For our struggle is not against flesh and blood, but against the rulers, against the authorities, against the powers of this dark world and against the spiritual forces of evil in the heavenly realms.

(Ephesians 6:12, context.)

Rage may have cathartic value ... and (whether we approve of it or not in our calmer moments, or in the security of middle-class privilege) its small-scale or large-scale expression is a risk authoritarians face. But, for disciples of the Prince of Peace who refuse to let rage define our response and mask our values, what are our other options?
  • Demonstrations and mass meetings of all kinds will continue to have a huge benefit: they let us see that we are not alone. And the authorities see that we are not alone. Christians should participate visibly and enthusiastically, to counter the heresies of civil religion and to make evangelistic and pastoral connections with their fellow demonstrators.
  • Tax refusal: it's a time-honored response to military spending, but is it limited to that sphere?
  • Vigils, social exorcisms (example included here), and civil disobedience at the sites linked to injustice, such as detention centers, ICE offices, airports: such actions don't depend on demonizing individuals, they focus on the system.
  • Persistent lobbying, in person as much as possible, demanding accountability.
  • Public celebrations when we make progress, when an unacceptable policy is reversed, when a legislator or bureaucrat makes a humane choice or resigns for conscience' sake, when an ally wins an election.
  • Attending rallies and public-relations exercises of authoritarians and their supporters, with well-focused signs and handouts.
  • Prayer meetings, Bible studies, and nonviolence training as preparation for everything we do. Elders assigned to pray for each action. Each of us participating in risky witness should know who is praying for him or her. This path has direct links to the legacy of the Civil Rights movement.
  • Being always ready to give an account of the hope that is in you. [Context.] Be accessible to news media and inquirers. If it is your gift, become known as a person willing to speak to reporters.
I'm convinced that the USA is in a kind of danger that is new to most of us. But even if our worst fears turn out to be exaggerated, the scale of pain and despair among some (and wicked glee among others) is something that demands a prophetic and pastoral response from all who claim to represent Good News. If the times are as dangerous as we suspect, we could find ourselves tempted to stay in a cycle of sorrow and rage. But one thing I hope we don't neglect: creativity. It's worth putting maximum effort into preparing the messages and organizing the creative divisions of labor that will worthily represent a mobilization of love for our time.

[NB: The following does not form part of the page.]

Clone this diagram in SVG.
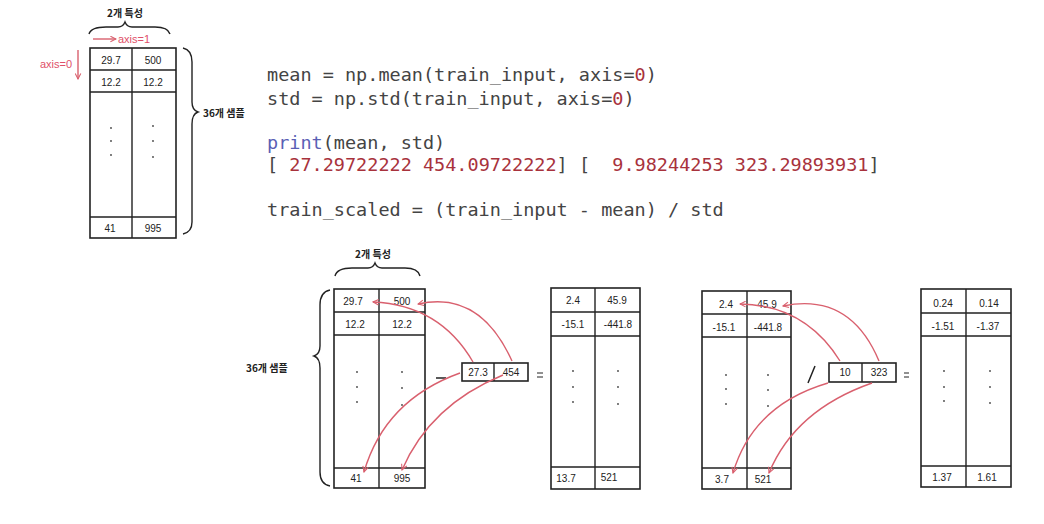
<svg xmlns="http://www.w3.org/2000/svg" width="1044" height="524" viewBox="0 0 1044 524">
<defs>
<style>
.tbl{fill:#fff;stroke:#222;stroke-width:1.6}
.ln{stroke:#222;stroke-width:1.4;fill:none}
.hw{font-family:"Liberation Sans",sans-serif;font-size:10px;fill:#222;text-anchor:middle;dominant-baseline:central}
.kr{font-family:"Noto Sans CJK KR",sans-serif;font-size:10px;fill:#222;font-weight:bold}
.code{font-family:"DejaVu Sans Mono",monospace;font-size:18.5px;fill:#444}
.num{fill:#a8323c}
.kw{fill:#5a5fb5}
.red{stroke:#d9606e;stroke-width:1.4;fill:none}
.redt{font-family:"Liberation Sans",sans-serif;font-size:11px;fill:#e0506a}
.dot{fill:#444}
.brace{stroke:#222;stroke-width:1.4;fill:none}
.op{stroke:#222;stroke-width:1.5;fill:none}
</style>
<marker id="ah" viewBox="0 0 10 10" refX="9" refY="5" markerWidth="7" markerHeight="7" orient="auto-start-reverse" markerUnits="userSpaceOnUse">
<path d="M1,1 L9,5 L1,9" fill="none" stroke="#d9606e" stroke-width="1.5"/>
</marker>
</defs>
<rect width="1044" height="524" fill="#fff"/>

<g id="top-table">
<rect class="tbl" x="90" y="48" width="86" height="190"/>
<path class="ln" d="M132,48 V238 M90,70 H176 M90,92 H176 M90,217 H176"/>
<text class="hw" x="111" y="60">29.7</text>
<text class="hw" x="153" y="60">500</text>
<text class="hw" x="111" y="82">12.2</text>
<text class="hw" x="153" y="82">12.2</text>
<circle class="dot" cx="111" cy="128" r="0.9"/><circle class="dot" cx="111" cy="141" r="0.9"/><circle class="dot" cx="111" cy="155" r="0.9"/>
<circle class="dot" cx="153" cy="126" r="0.9"/><circle class="dot" cx="153" cy="141" r="0.9"/><circle class="dot" cx="153" cy="157" r="0.9"/>
<text class="hw" x="110" y="228">41</text>
<text class="hw" x="153" y="228">995</text>
</g>

<g id="top-labels">
<path class="brace" d="M89,34 Q91,27 106,27 L118,27 Q123,27 125,22 Q127,27 132,27 L155,27 Q168,27 170,34"/>
<text class="kr" x="125" y="17" text-anchor="middle">2개 특성</text>
<path class="red" d="M93,39 H116" marker-end="url(#ah)"/>
<text class="redt" x="118" y="43">axis=1</text>
<text class="redt" x="40" y="68">axis=0</text>
<path class="red" d="M78,50 V79" marker-end="url(#ah)"/>
<path class="brace" d="M183,48 Q192,50 192,62 L192,102 Q192,110 198,112 Q192,114 192,124 L192,222 Q192,232 183,234"/>
<text class="kr" x="203" y="117">36개 샘플</text>
</g>

<g id="code">
<text class="code" x="267" y="81">mean = np.mean(train_input, axis=<tspan class="num">0</tspan>)</text>
<text class="code" x="267" y="105">std = np.std(train_input, axis=<tspan class="num">0</tspan>)</text>
<text class="code" x="267" y="149"><tspan class="kw">print</tspan>(mean, std)</text>
<text class="code" x="267" y="171" xml:space="preserve">[ <tspan class="num">27.29722222</tspan> <tspan class="num">454.09722222</tspan>] [  <tspan class="num">9.98244253</tspan> <tspan class="num">323.29893931</tspan>]</text>
<text class="code" x="267" y="216">train_scaled = (train_input - mean) / std</text>
</g>

<g id="train-input">
<rect class="tbl" x="334" y="289" width="91" height="199"/>
<path class="ln" d="M379,289 V488 M334,312 H425 M334,335 H425 M334,468 H425"/>
<text class="hw" x="353" y="301">29.7</text>
<text class="hw" x="402" y="301">500</text>
<text class="hw" x="355" y="324">12.2</text>
<text class="hw" x="402" y="324">12.2</text>
<circle class="dot" cx="357" cy="372" r="0.9"/><circle class="dot" cx="357" cy="387" r="0.9"/><circle class="dot" cx="357" cy="402" r="0.9"/>
<circle class="dot" cx="402" cy="372" r="0.9"/><circle class="dot" cx="402" cy="388" r="0.9"/><circle class="dot" cx="402" cy="405" r="0.9"/>
<text class="hw" x="356" y="478">41</text>
<text class="hw" x="402" y="478">995</text>
</g>

<g id="bottom-labels">
<path class="brace" d="M335,276 Q337,268 352,268 L368,268 Q373,268 375,263 Q377,268 382,268 L405,268 Q418,268 420,276"/>
<text class="kr" x="373" y="258" text-anchor="middle">2개 특성</text>
<path class="brace" d="M330,290 Q320,292 320,305 L320,346 Q320,354 314,356 Q320,358 320,368 L320,472 Q320,484 330,486"/>
<text class="kr" x="246" y="372">36개 샘플</text>
<path class="op" d="M436,378 H446"/>
<path class="op" d="M537,373 H543 M537,377 H543" style="stroke-width:1"/>
<path class="op" d="M815,366 L808,383"/>
<path class="op" d="M904,373 H909 M904,377 H909" style="stroke-width:1"/>
</g>

<g id="mean">
<rect class="tbl" x="462" y="363" width="66" height="18"/>
<path class="ln" d="M494,363 V381"/>
<text class="hw" x="478" y="372">27.3</text>
<text class="hw" x="511" y="372">454</text>
</g>

<g id="centered">
<rect class="tbl" x="551" y="288" width="89" height="201"/>
<path class="ln" d="M595,288 V489 M551,312 H640 M551,336 H640 M551,467 H640"/>
<text class="hw" x="573" y="300">2.4</text>
<text class="hw" x="617" y="300">45.9</text>
<text class="hw" x="573" y="324">-15.1</text>
<text class="hw" x="618" y="324">-441.8</text>
<circle class="dot" cx="573" cy="371" r="0.9"/><circle class="dot" cx="573" cy="387" r="0.9"/><circle class="dot" cx="573" cy="402" r="0.9"/>
<circle class="dot" cx="618" cy="371" r="0.9"/><circle class="dot" cx="618" cy="387" r="0.9"/><circle class="dot" cx="618" cy="404" r="0.9"/>
<text class="hw" x="566" y="478">13.7</text>
<text class="hw" x="609" y="477">521</text>
</g>

<g id="centered-2">
<rect class="tbl" x="702" y="291" width="89" height="198"/>
<path class="ln" d="M747,291 V489 M702,314 H791 M702,337 H791 M702,468 H791"/>
<text class="hw" x="726" y="304">2.4</text>
<text class="hw" x="767" y="304">45.9</text>
<text class="hw" x="724" y="327">-15.1</text>
<text class="hw" x="768" y="327">-441.8</text>
<circle class="dot" cx="726" cy="375" r="0.9"/><circle class="dot" cx="726" cy="389" r="0.9"/><circle class="dot" cx="726" cy="404" r="0.9"/>
<circle class="dot" cx="768" cy="375" r="0.9"/><circle class="dot" cx="768" cy="390" r="0.9"/><circle class="dot" cx="768" cy="406" r="0.9"/>
<text class="hw" x="722" y="479">3.7</text>
<text class="hw" x="763" y="479">521</text>
</g>

<g id="std">
<rect class="tbl" x="829" y="363" width="67" height="19"/>
<path class="ln" d="M862,363 V382"/>
<text class="hw" x="845" y="372">10</text>
<text class="hw" x="879" y="372">323</text>
</g>

<g id="scaled">
<rect class="tbl" x="921" y="289" width="90" height="198"/>
<path class="ln" d="M966,289 V487 M921,313 H1011 M921,336 H1011 M921,466 H1011"/>
<text class="hw" x="943" y="303">0.24</text>
<text class="hw" x="989" y="303">0.14</text>
<text class="hw" x="943" y="326">-1.51</text>
<text class="hw" x="988" y="326">-1.37</text>
<circle class="dot" cx="944" cy="371" r="0.9"/><circle class="dot" cx="944" cy="387" r="0.9"/><circle class="dot" cx="944" cy="401" r="0.9"/>
<circle class="dot" cx="990" cy="371" r="0.9"/><circle class="dot" cx="990" cy="387" r="0.9"/><circle class="dot" cx="990" cy="403" r="0.9"/>
<text class="hw" x="942" y="477">1.37</text>
<text class="hw" x="987" y="477">1.61</text>
</g>

<g id="connectors">
<path class="red" d="M473,362 Q440,305 373,302" marker-end="url(#ah)"/>
<path class="red" d="M512,361 Q480,290 418,304" marker-end="url(#ah)"/>
<path class="red" d="M460,373 Q385,400 364,472" marker-end="url(#ah)"/>
<path class="red" d="M503,375 Q430,405 402,470" marker-end="url(#ah)"/>
<path class="red" d="M840,361 Q805,305 740,304" marker-end="url(#ah)"/>
<path class="red" d="M879,361 Q850,292 783,306" marker-end="url(#ah)"/>
<path class="red" d="M828,383 Q753,405 733,473" marker-end="url(#ah)"/>
<path class="red" d="M872,383 Q795,410 769,473" marker-end="url(#ah)"/>
</g>
</svg>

In 1934, Henry Cadbury, Quaker scholar, advocated a civil response to Hitler's anti-Jewish policies.

Benjamin Corey says that the person you'd be in Nazi Germany is the person you actually are now.

Margaret M. Mitchell on the apostle and the attorney general.

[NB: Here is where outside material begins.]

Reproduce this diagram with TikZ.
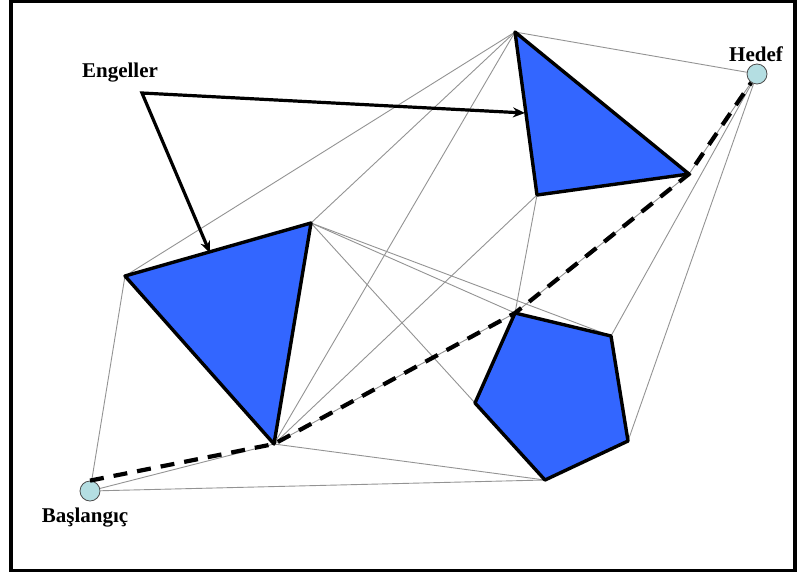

What Adria Gulizia learned from Weinstein.

Thank God for Paul McCartney's boyhood choir...

Oleg Navalny is released from prison after completing his sentence.



"I'm going to keep on walking 'til I find my way back home."

3 comments:

Anonymous said...

IMO there is a difference between being confrontational and being uncivil. I think back often to the Civil Rights Movement. Those protesters were confrontational, but IMO, effective and not uncivil. They did get in people's faces but I don't recall ever seeing the vitriol from them that we're seeing today. We don't have to sink to the levels we've been seeing in some.

Patty Quinn
Philadelphia PA

Johan Maurer said...

Hello, Patty. I agree that confrontation doesn't need to be uncivil, and I also agree that systemic evil and violence actually needs to be confronted. Simply reacting with rage is not enough; creative, persistent, value-driven confrontation is needed. Furthermore, uncivil responses are a confusing message; our main point may be lost in the static we generate.

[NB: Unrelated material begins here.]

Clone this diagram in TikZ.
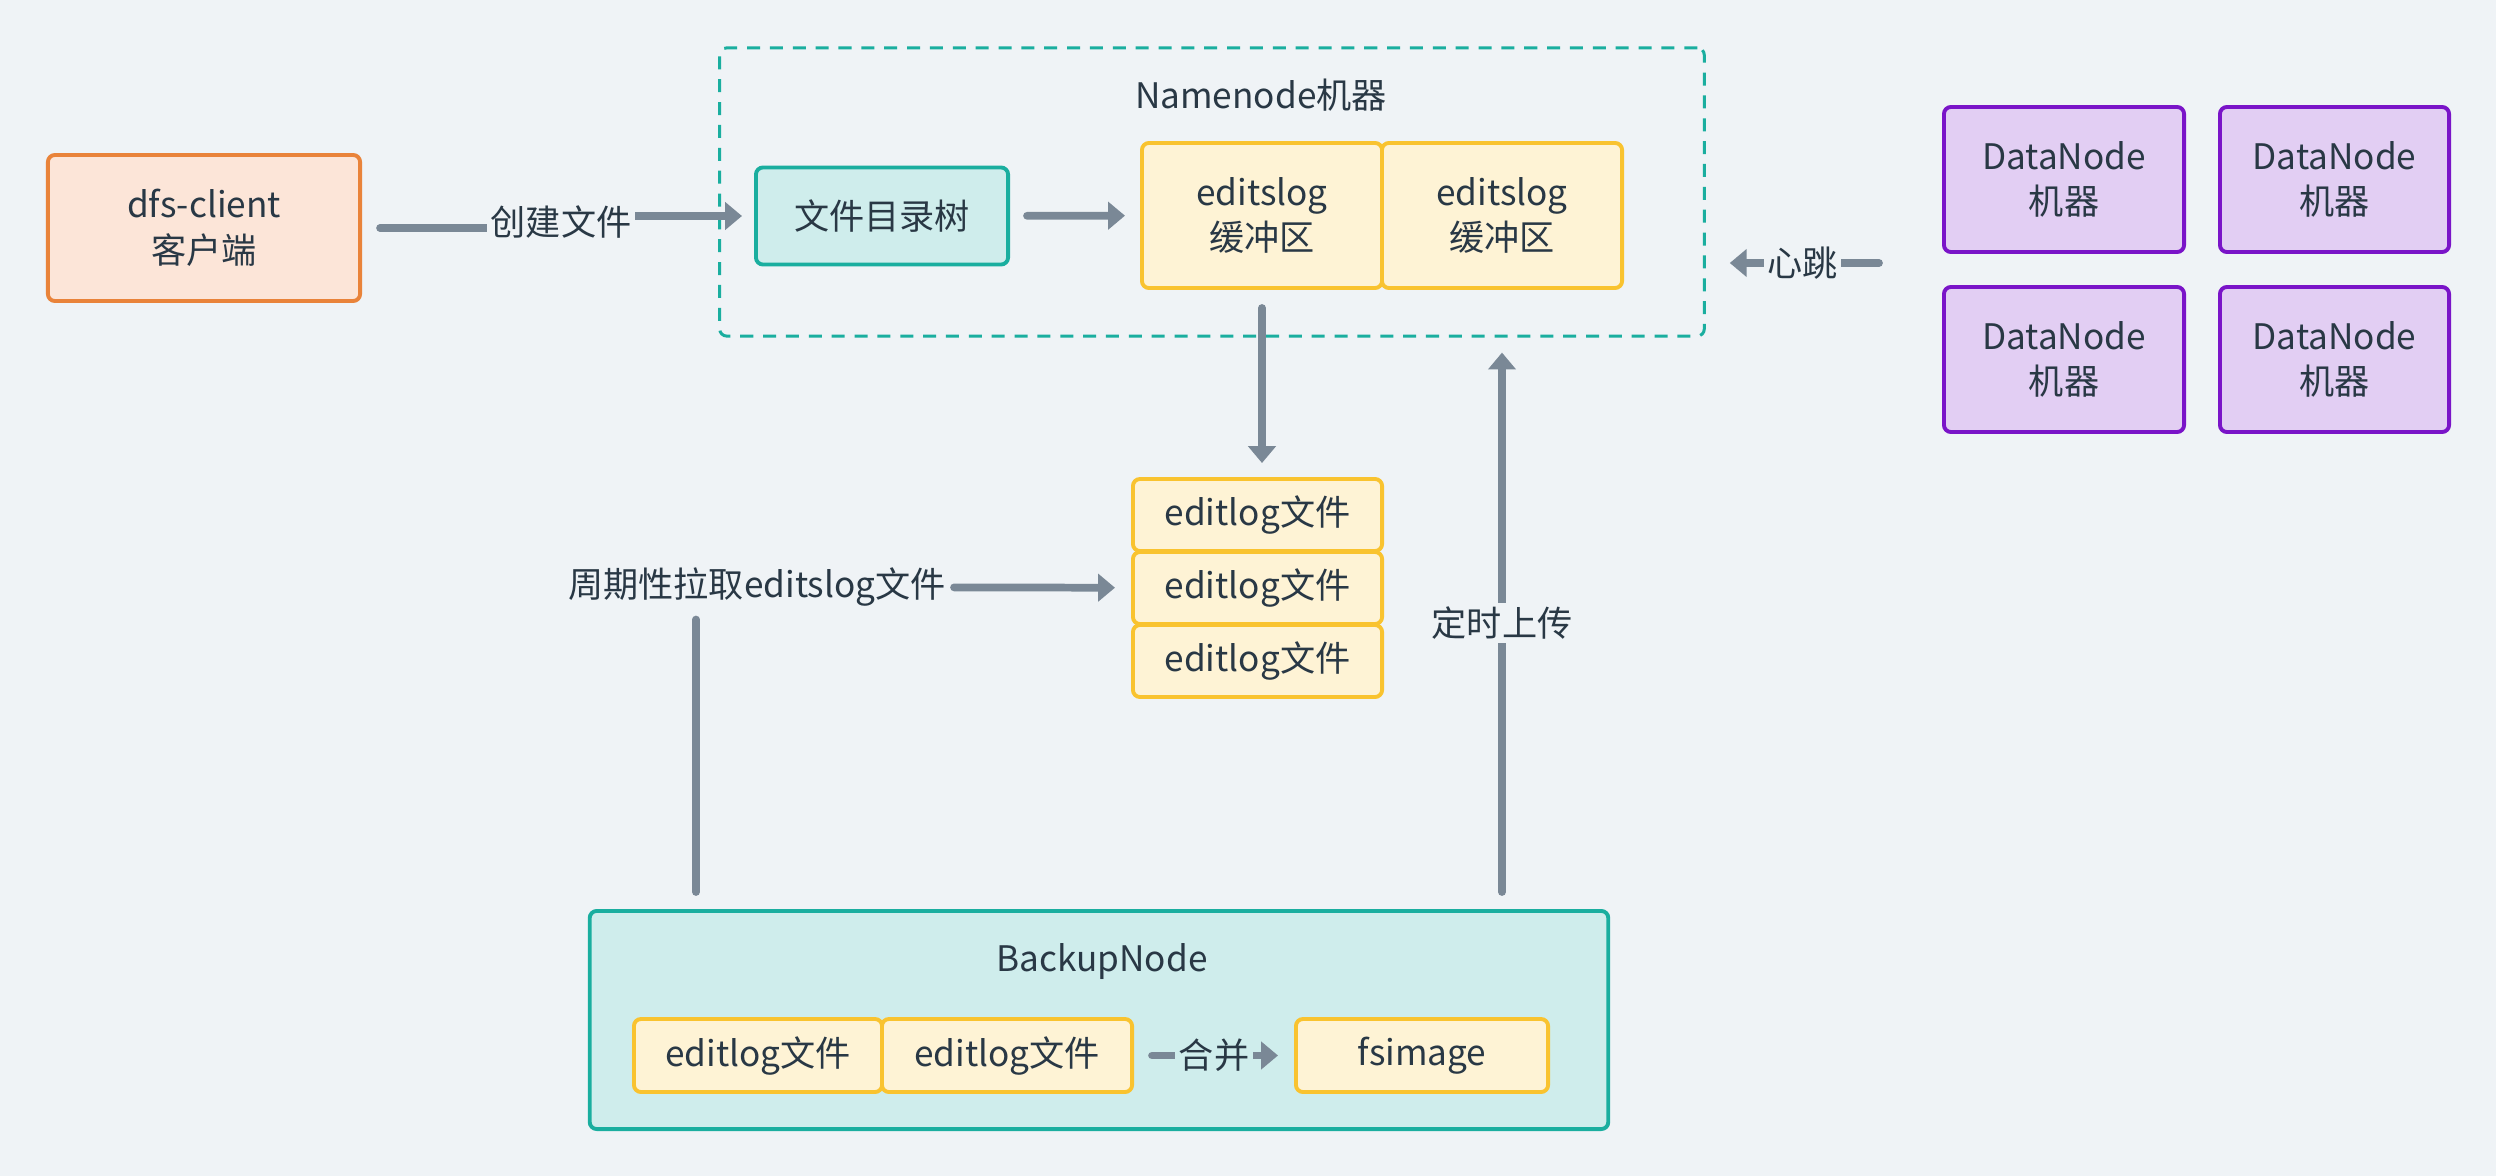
\documentclass[tikz,border=0pt]{standalone}
\usepackage{fontspec}
\setmainfont{Noto Sans CJK SC}
\usetikzlibrary{arrows.meta}

\definecolor{bg}{HTML}{EFF3F6}
\definecolor{ink}{HTML}{293845}
\definecolor{wire}{HTML}{7A8896}
\definecolor{orangeline}{HTML}{E9833A}
\definecolor{orangefill}{HTML}{FCE5D8}
\definecolor{tealline}{HTML}{1AAE9F}
\definecolor{tealfill}{HTML}{CFEDEC}
\definecolor{goldline}{HTML}{F9C32F}
\definecolor{goldfill}{HTML}{FEF3D5}
\definecolor{violetline}{HTML}{7A14C8}
\definecolor{violetfill}{HTML}{E2CEF3}

\begin{document}
\begin{tikzpicture}[
    x=0.01cm, y=-0.01cm,
    txt/.style={font=\fontsize{10pt}{13pt}\selectfont,text=ink,align=center},
    box/.style={txt,rectangle,rounded corners=2pt,line width=1.1pt,minimum width=2.4cm,minimum height=1.45cm,inner sep=0pt},
    clientbox/.style={box,draw=orangeline,fill=orangefill},
    treebox/.style={box,draw=tealline,fill=tealfill},
    buffer/.style={box,draw=goldline,fill=goldfill},
    logfile/.style={buffer,minimum width=2.49cm,minimum height=0.72cm},
    machine/.style={box,draw=violetline,fill=violetfill},
    nnframe/.style={draw=tealline,line width=0.85pt,dash pattern=on 3.7pt off 2.8pt,rounded corners=2pt,inner sep=0pt},
    groupbox/.style={draw=tealline,fill=tealfill,line width=1.1pt,rounded corners=2pt,inner sep=0pt},
    flow/.style={draw=wire,line width=2.2pt,line cap=round,-{Triangle[length=4.8pt,width=7.7pt]}},
    link/.style={draw=wire,line width=2.2pt,line cap=round},
    lbl/.style={txt,fill=bg,inner sep=1pt}
]
    % canvas
    \fill[bg] (0,0) rectangle (2496,1176);

    % Containers: namenode machine (dashed) and backup node
    \node[nnframe,minimum width=9.84cm,minimum height=2.88cm] (nn) at (1212,192) {};
    \node[txt] (nntitle) at (1261,95) {Namenode机器};
    \node[groupbox,minimum width=10.18cm,minimum height=2.18cm] (backup) at (1099,1020) {};
    \node[txt] (bntitle) at (1102,962) {BackupNode};

    % Client and namenode parts
    \node[clientbox,minimum width=3.12cm,minimum height=1.46cm] (client) at (204,228) {dfs-client\\客户端};
    \node[treebox,minimum width=2.52cm,minimum height=0.97cm] (tree) at (882,216) {文件目录树};
    \node[buffer] (buf1) at (1262,215.5) {editslog\\缓冲区};
    \node[buffer] (buf2) at (1502,215.5) {editslog\\缓冲区};

    % DataNode machines (2x2)
    \node[machine]                     (dn1) at (2064,179.5)   {DataNode\\机器};
    \node[machine,minimum width=2.29cm] (dn2) at (2334.5,179.5) {DataNode\\机器};
    \node[machine]                     (dn3) at (2064,359.5)   {DataNode\\机器};
    \node[machine,minimum width=2.29cm] (dn4) at (2334.5,359.5) {DataNode\\机器};

    % editlog files on disk
    \node[logfile] (s1) at (1257.5,515) {editlog文件};
    \node[logfile] (s2) at (1257.5,588) {editlog文件};
    \node[logfile] (s3) at (1257.5,661) {editlog文件};

    % Inside backup node
    \node[logfile,minimum width=2.48cm,minimum height=0.73cm] (eb1) at (758,1055.5)  {editlog文件};
    \node[logfile,minimum width=2.50cm,minimum height=0.73cm] (eb2) at (1007,1055.5) {editlog文件};
    \node[logfile,minimum width=2.52cm,minimum height=0.73cm] (fsimage) at (1422,1055.5) {fsimage};

    % helper points
    \coordinate (jog)    at (561,222);
    \coordinate (pullx)  at (696,0);
    \coordinate (upx)    at (1502,0);
    \coordinate (dnport) at (1879,263);

    % Connectors
    \draw[flow,shorten <=0.18cm,shorten >=0.12cm] (client) -| (jog) |- (tree);
    \node[lbl] (create) at (jog) {创建文件};
    \draw[flow,shorten <=0.17cm,shorten >=0.15cm] (tree) -- (buf1);
    \draw[flow,shorten <=0.18cm,shorten >=0.14cm] (buf1.south) -- (buf1.south |- s1.north);

    \node[lbl] (pull) at (757,587) {周期性拉取editslog文件};
    \draw[flow,shorten <=0.04cm,shorten >=0.16cm] (pull) -- (s2);
    \draw[link,shorten <=0.17cm,shorten >=0.09cm] (backup.north -| pullx) -- (pull.south -| pullx);

    \draw[flow,shorten <=0.17cm,shorten >=0.15cm] (backup.north -| upx) -- node[lbl] (upload) {定时上传} (nn.south -| upx);
    \draw[flow,shorten >=0.24cm] (dnport) -- node[lbl,pos=0.44] (beat) {心跳} (dnport -| nn.east);
    \draw[flow,shorten <=0.18cm,shorten >=0.16cm] (eb2) -- node[lbl,fill=tealfill] (merge) {合并} (fsimage);
\end{tikzpicture}
\end{document}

However, I cannot ask those being attacked to refrain from responding as they feel they must. I am more or less in control of my responses, but not of theirs. I can have my theories of effective response and of the Lamb's War against evil in high places, and I can try to convince others to join the Lamb's War, but that's the limit of my choices.

Those who oppose Trump and who care about integrity should not engage in the very tactics they criticize: insults, fake outrage, mocking, false witness, unfair comparisons, and so on. Sadly, in the heat of conflict, our nice "shoulds" tend to get trampled. To me, this is why at least some of us should concentrate on the main confrontation with systemic evil, working to remove the causes of scandal and enlisting as many others as possible in that cause, rather than getting diverted by the need to be sure everyone is as nice as we think we are.

Keith Saylor said...

The most powerful of civil activism is this: to wait upon the ever present inshining impulse and energy of the presence of God and to participate in and identity with that Impulse itself in itself. This appearance in the consciousness and conscience, guiding and informing relationships and interactions with people is social activism of a different sort. It is a different way of life and consciousness. For many of us, through the inshining energy of the spirit itself we are come out of a social activism that is guided, informed, and governed by outward political and religious constructs, institutions, and those leaders who promote them. We are come out of the contention and strife that the process of participation in and identification with outward ideological and institutions nurtures by its very nature.

To experience the presence of God in every moment in daily life is the inward witness of awareness or life or identity that is infinite in itself without reference to or regard for outward political and religious contrivances and institutions.

Contention and strife is the nature of a process wherein relationships and interactions are guided and informed through participation in and identification with outward political and religious forms and the leaders and teachers who promote and foster the process. To enter into such a process is to nurture contention and strife. Only through the inward appearance and witness of immanent Presence and identify with infinite life itself in itself is the outward process and cycle of contention shattered in the hearts and minds of people and peace manifested. Such inshinmg witness is the different social activism that is come out of the process of contention and strife and into salvation.